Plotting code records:
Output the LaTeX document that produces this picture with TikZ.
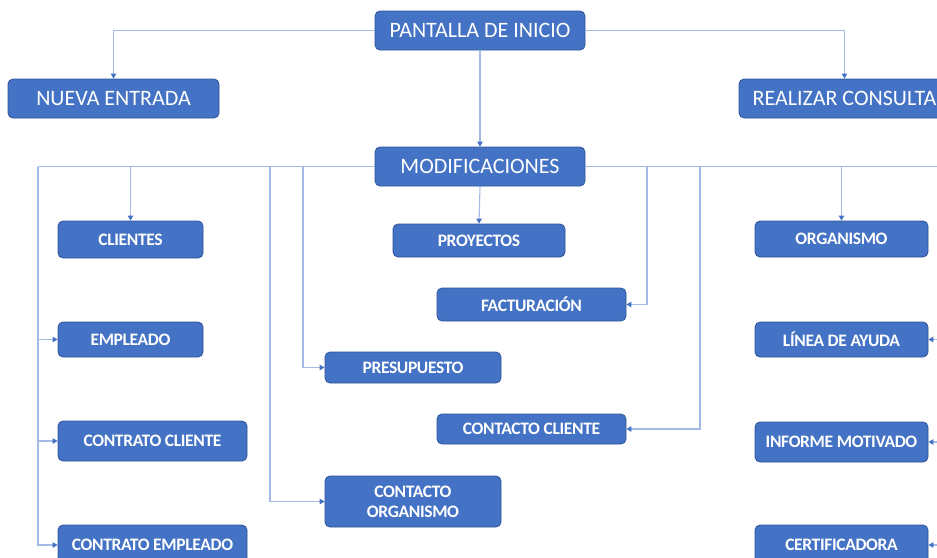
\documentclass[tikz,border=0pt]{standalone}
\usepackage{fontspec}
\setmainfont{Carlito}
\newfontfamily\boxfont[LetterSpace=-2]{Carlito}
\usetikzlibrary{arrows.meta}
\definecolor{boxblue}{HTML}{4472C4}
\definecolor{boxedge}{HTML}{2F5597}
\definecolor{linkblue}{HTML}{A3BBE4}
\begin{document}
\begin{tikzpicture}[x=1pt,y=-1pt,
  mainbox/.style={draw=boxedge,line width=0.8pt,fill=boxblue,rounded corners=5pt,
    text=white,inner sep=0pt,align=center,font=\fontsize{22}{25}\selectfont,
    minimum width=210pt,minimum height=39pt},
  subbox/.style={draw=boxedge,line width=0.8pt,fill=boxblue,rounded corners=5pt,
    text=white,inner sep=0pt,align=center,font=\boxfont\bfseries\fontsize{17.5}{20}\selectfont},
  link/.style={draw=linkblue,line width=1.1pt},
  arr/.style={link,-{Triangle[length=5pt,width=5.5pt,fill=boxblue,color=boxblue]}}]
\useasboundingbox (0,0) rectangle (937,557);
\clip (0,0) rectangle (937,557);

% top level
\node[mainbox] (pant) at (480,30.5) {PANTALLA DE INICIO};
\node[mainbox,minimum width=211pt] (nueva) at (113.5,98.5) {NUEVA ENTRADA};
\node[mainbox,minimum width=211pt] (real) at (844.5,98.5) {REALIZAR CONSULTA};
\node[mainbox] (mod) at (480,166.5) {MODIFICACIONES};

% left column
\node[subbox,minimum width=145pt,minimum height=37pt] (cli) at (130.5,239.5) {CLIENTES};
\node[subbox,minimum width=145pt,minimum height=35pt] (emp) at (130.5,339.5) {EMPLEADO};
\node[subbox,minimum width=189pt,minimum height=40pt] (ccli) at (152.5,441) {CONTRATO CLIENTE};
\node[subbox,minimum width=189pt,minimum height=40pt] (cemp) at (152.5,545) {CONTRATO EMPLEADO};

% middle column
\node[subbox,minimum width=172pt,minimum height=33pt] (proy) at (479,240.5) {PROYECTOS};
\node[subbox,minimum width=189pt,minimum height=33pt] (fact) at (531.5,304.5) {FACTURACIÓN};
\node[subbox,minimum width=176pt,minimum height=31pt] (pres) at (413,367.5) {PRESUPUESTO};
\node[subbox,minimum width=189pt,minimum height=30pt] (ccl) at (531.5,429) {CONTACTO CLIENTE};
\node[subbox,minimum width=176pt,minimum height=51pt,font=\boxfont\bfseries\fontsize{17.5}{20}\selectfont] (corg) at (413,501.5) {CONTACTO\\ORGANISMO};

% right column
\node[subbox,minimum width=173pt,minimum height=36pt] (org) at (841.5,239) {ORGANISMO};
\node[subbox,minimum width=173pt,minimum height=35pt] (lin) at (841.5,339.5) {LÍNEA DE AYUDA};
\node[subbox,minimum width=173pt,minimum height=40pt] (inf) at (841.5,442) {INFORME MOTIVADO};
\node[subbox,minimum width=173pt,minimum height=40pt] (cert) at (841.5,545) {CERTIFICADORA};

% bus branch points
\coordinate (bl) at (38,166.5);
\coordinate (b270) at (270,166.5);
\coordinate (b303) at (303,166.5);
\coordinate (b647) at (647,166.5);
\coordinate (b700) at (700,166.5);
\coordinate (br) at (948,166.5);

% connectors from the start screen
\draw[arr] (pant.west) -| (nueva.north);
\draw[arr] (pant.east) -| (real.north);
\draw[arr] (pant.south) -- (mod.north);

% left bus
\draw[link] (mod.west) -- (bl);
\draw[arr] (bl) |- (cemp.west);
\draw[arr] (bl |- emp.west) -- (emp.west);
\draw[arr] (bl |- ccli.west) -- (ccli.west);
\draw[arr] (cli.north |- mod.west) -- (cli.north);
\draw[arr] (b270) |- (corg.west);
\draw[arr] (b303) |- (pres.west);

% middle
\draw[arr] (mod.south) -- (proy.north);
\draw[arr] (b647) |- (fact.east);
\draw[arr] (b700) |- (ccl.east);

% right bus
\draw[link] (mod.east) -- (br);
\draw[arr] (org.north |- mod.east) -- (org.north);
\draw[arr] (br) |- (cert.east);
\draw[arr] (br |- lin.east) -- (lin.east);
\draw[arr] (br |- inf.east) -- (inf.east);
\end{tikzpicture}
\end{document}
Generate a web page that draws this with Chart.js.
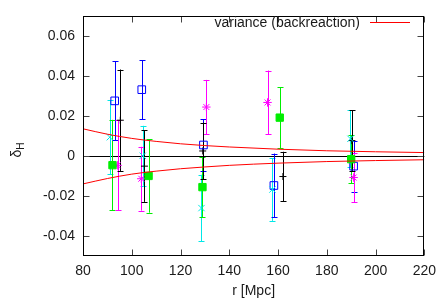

* Exercise prompt *
Scan the data for the word "with" and copy every line where it shows up.

* Result of this task *
Output the LaTeX document that produces this picture with TikZ.
Generate a web page that draws this with Chart.js.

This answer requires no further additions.